Introduction: To further improve existing criteria recommended by ACC/ESC for identifying patients with ST elevation myocardial infarction (STEMI) from the 12-lead ECG, we have developed new criteria based on ST-deviation calculated from three “optimal” vessel-specific leads (VSLs) derived from the 12-lead ECG.
Method: The performance of the VSLs vs. STEMI criteria was evaluated using two independent datasets: the Glasgow dataset included admission ECGs of 116 chest-pain patients with confirmed AMI in 58 patients (50%) and the Lund dataset included ECGs of 100 patients with various causes of pathological ST-deviation, other than acute coronary occlusion: ventricular pre-excitation (n=12), acute pericarditis (n=26), ERS (n=14), LVH (n=26), and LBBB (n=22). Sensitivity (SE) and specificity (SP) were calculated and used as the performance measures for comparison.

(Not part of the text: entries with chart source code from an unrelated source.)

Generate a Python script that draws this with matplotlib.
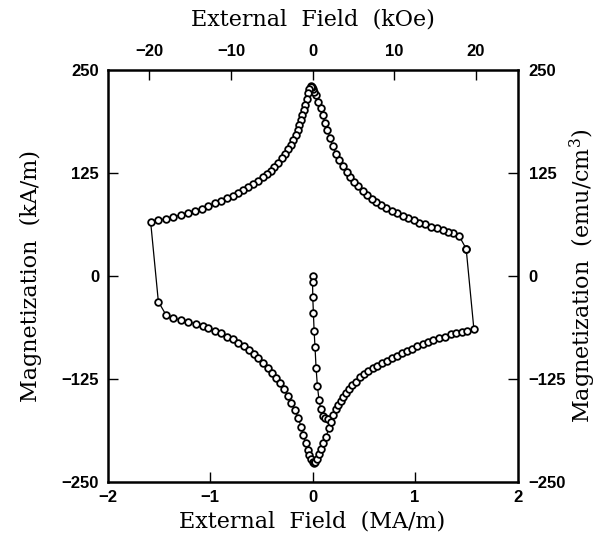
import numpy as np
import matplotlib
matplotlib.use("Agg")
import matplotlib.pyplot as plt

plt.rcParams['mathtext.fontset'] = 'dejavuserif'

# initial (virgin) curve, field in MA/m, magnetization in kA/m
virgin_x = [0.0, 0.0, 0.002, 0.008, 0.015, 0.024, 0.034, 0.047, 0.063, 0.080, 0.100, 0.122, 0.154]
virgin_y = [0.0, -6.9, -25.9, -44.5, -66.7, -86.6, -111.2, -133.5, -150.5, -161.8, -169.5, -172.7, -174.0]

# upper right branch, from the jump back to the peak
ur_x = [1.498, 1.430, 1.374, 1.325, 1.270, 1.211, 1.153, 1.098, 1.042, 0.990, 0.935, 0.880,
        0.828, 0.772, 0.717, 0.665, 0.620, 0.577, 0.528, 0.489, 0.447, 0.405, 0.366, 0.333,
        0.294, 0.262, 0.229, 0.197, 0.171, 0.145, 0.122, 0.100, 0.080, 0.057, 0.034, 0.018,
        0.008, -0.004]
ur_y = [33.0, 48.5, 52.6, 53.8, 55.8, 57.8, 59.9, 62.7, 64.7, 68.0, 70.0, 72.8,
        76.0, 79.3, 82.9, 86.2, 89.4, 93.0, 98.3, 103.5, 109.2, 114.5, 120.5, 126.6,
        133.5, 140.8, 148.0, 157.8, 167.1, 177.2, 185.3, 195.4, 203.5, 211.5, 219.7, 223.5,
        226.5, 229.5]

# upper left branch, from the peak down to the jump
ul_x = [-0.012, -0.018, -0.031, -0.044, -0.057, -0.070, -0.083, -0.100, -0.112, -0.129,
        -0.144, -0.164, -0.187, -0.210, -0.236, -0.268, -0.301, -0.334, -0.373, -0.408,
        -0.447, -0.486, -0.529, -0.578, -0.626, -0.675, -0.724, -0.779, -0.837, -0.896,
        -0.951, -1.016, -1.081, -1.146, -1.212, -1.283, -1.358, -1.429, -1.504, -1.579]
ul_y = [230.6, 229.7, 226.6, 221.7, 214.4, 207.5, 201.5, 195.4, 189.3, 183.3,
        177.2, 171.1, 165.0, 159.0, 153.8, 148.1, 142.8, 137.5, 132.6, 127.8,
        123.8, 119.8, 115.7, 111.7, 108.0, 104.4, 101.1, 97.5, 94.3, 91.0,
        88.2, 85.0, 81.7, 79.2, 76.0, 74.0, 72.0, 69.6, 67.6, 65.2]

# lower left branch, from the jump to the valley
ll_x = [-1.504, -1.429, -1.358, -1.283, -1.212, -1.140, -1.071, -1.016, -0.951, -0.896,
        -0.837, -0.779, -0.724, -0.668, -0.617, -0.571, -0.529, -0.480, -0.437, -0.398,
        -0.359, -0.317, -0.278, -0.242, -0.210, -0.171, -0.139, -0.112, -0.090, -0.066,
        -0.047, -0.031, -0.018, 0.002, 0.012, 0.022]
ll_y = [-31.2, -47.3, -51.4, -53.4, -55.4, -58.3, -60.7, -63.5, -66.7, -69.6,
        -73.6, -76.8, -80.9, -85.0, -89.8, -94.7, -99.9, -106.0, -112.0, -118.1,
        -124.2, -130.2, -137.5, -145.6, -153.8, -162.6, -172.7, -182.9, -193.0, -203.0,
        -211.2, -217.2, -222.5, -225.3, -227.3, -226.0]

# lower right branch, from the valley up to the jump
lr_x = [0.041, 0.063, 0.083, 0.106, 0.132, 0.158, 0.177, 0.203, 0.229, 0.252, 0.275,
        0.301, 0.327, 0.356, 0.389, 0.424, 0.463, 0.502, 0.545, 0.587, 0.632, 0.675,
        0.724, 0.772, 0.821, 0.870, 0.919, 0.968, 1.017, 1.075, 1.130, 1.179, 1.237,
        1.293, 1.348, 1.400, 1.456, 1.504, 1.573]
lr_y = [-222.5, -216.0, -210.4, -203.0, -195.0, -184.9, -176.8, -168.7, -161.8, -156.6, -151.3,
        -146.5, -142.4, -137.5, -132.3, -128.3, -123.0, -118.9, -114.9, -112.0, -108.9, -106.0,
        -102.8, -99.9, -97.1, -93.8, -90.7, -88.2, -85.0, -82.5, -80.1, -77.7, -75.6,
        -73.7, -70.8, -69.5, -67.6, -66.4, -64.0]

loop_x = np.concatenate([ur_x, ul_x, ll_x, lr_x, ur_x[:1]])
loop_y = np.concatenate([ur_y, ul_y, ll_y, lr_y, ur_y[:1]])

fig = plt.figure(figsize=(6.04, 5.38), dpi=100)
ax = fig.add_axes([0.178, 0.104, 0.679, 0.766])

style = dict(color='black', lw=0.9, marker='o', markersize=4.8,
             markerfacecolor='white', markeredgecolor='black', markeredgewidth=1.3)
ax.plot(virgin_x, virgin_y, **style)
ax.plot(loop_x, loop_y, **style)

ax.set_xlim(-2, 2)
ax.set_ylim(-250, 250)
ax.set_xticks([-2, -1, 0, 1, 2])
ax.set_xticklabels(['−2', '−1', '0', '1', '2'])
ax.set_yticks([-250, -125, 0, 125, 250])
ax.set_yticklabels(['−250', '−125', '0', '125', '250'])

label_font = dict(family='DejaVu Serif', fontsize=16)
tick_size = 12

ax.set_xlabel('External  Field  (MA/m)', labelpad=4, **label_font)
ax.set_ylabel('Magnetization  (kA/m)', labelpad=14, **label_font)

for s in ax.spines.values():
    s.set_linewidth(1.8)
ax.tick_params(direction='in', length=7, width=1.0, pad=6)
for lab in ax.get_xticklabels() + ax.get_yticklabels():
    lab.set_fontfamily('Liberation Sans')
    lab.set_fontsize(tick_size)
    lab.set_fontweight('bold')

top = ax.secondary_xaxis('top', functions=(lambda x: x * 4 * np.pi, lambda k: k / (4 * np.pi)))
top.set_xticks([-20, -10, 0, 10, 20])
top.set_xticklabels(['−20', '−10', '0', '10', '20'])
top.set_xlabel('External  Field  (kOe)', labelpad=13, **label_font)
top.tick_params(direction='in', length=7, width=1.0, pad=8)

right = ax.secondary_yaxis('right')
right.set_yticks([-250, -125, 0, 125, 250])
right.set_yticklabels(['−250', '−125', '0', '125', '250'])
right.set_ylabel('Magnetization  (emu/cm$^3$)', labelpad=1, **label_font)
right.tick_params(direction='in', length=7, width=1.0, pad=8)

for a in (top, right):
    a.spines[:].set_visible(False)
    for lab in a.get_xticklabels() + a.get_yticklabels():
        lab.set_fontfamily('Liberation Sans')
        lab.set_fontsize(tick_size)
        lab.set_fontweight('bold')

# hide the corner ticks at the frame edges
for t in ax.yaxis.get_major_ticks()[::4] + ax.xaxis.get_major_ticks()[::4]:
    t.tick1line.set_visible(False)
    t.tick2line.set_visible(False)
for t in right.yaxis.get_major_ticks()[::4]:
    t.tick1line.set_visible(False)
    t.tick2line.set_visible(False)
ax.tick_params(top=False, right=False)

fig.savefig('out.png', dpi=100)
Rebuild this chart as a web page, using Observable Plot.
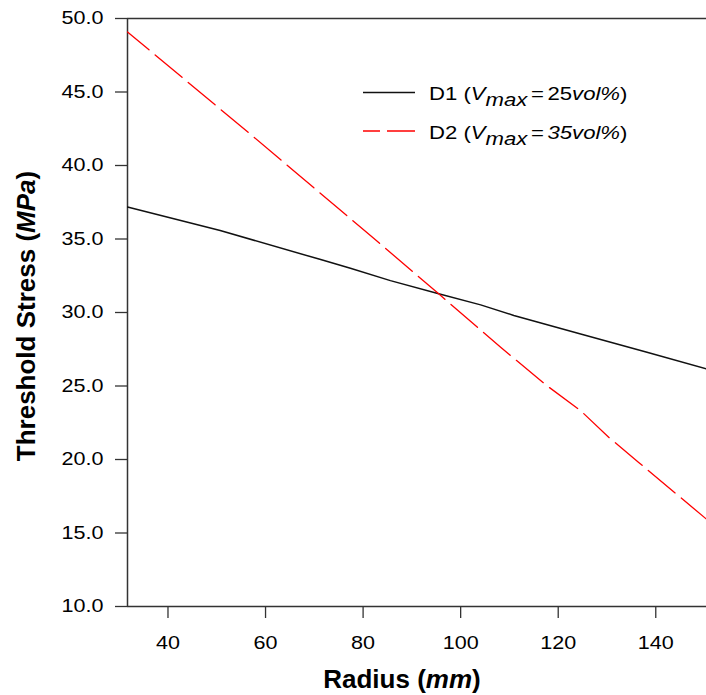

Results: For the Glasgow dataset, STEMI criteria yielded SE/SP of 43/98%, whereas the VSLs improved SE/SP to 60/98%. The most significant increase in diagnostic performance appeared in patients with LCx occlusion (n=13): SE improved from 31% to 69%. For the Lund dataset, SP test results using the STEMI and VSLs criteria were 100%/92%, 4%/88%, 29%/100%, 100%/96%, and 64%/68% for the five subgroups: pre-excitation, pericarditis, ERS, LVH, and LBBB, respectively. For the whole group, SP results were 57% for the STEMI criteria and 88% for the VSLs method (p < 0.001).
Conclusion: Based on these results we conclude that the new VSLs method has the potential to outperform the existing STEMI criteria in identifying patients who should receive emergent reperfusion therapy. This finding needs to be corroborated further on a larger study population.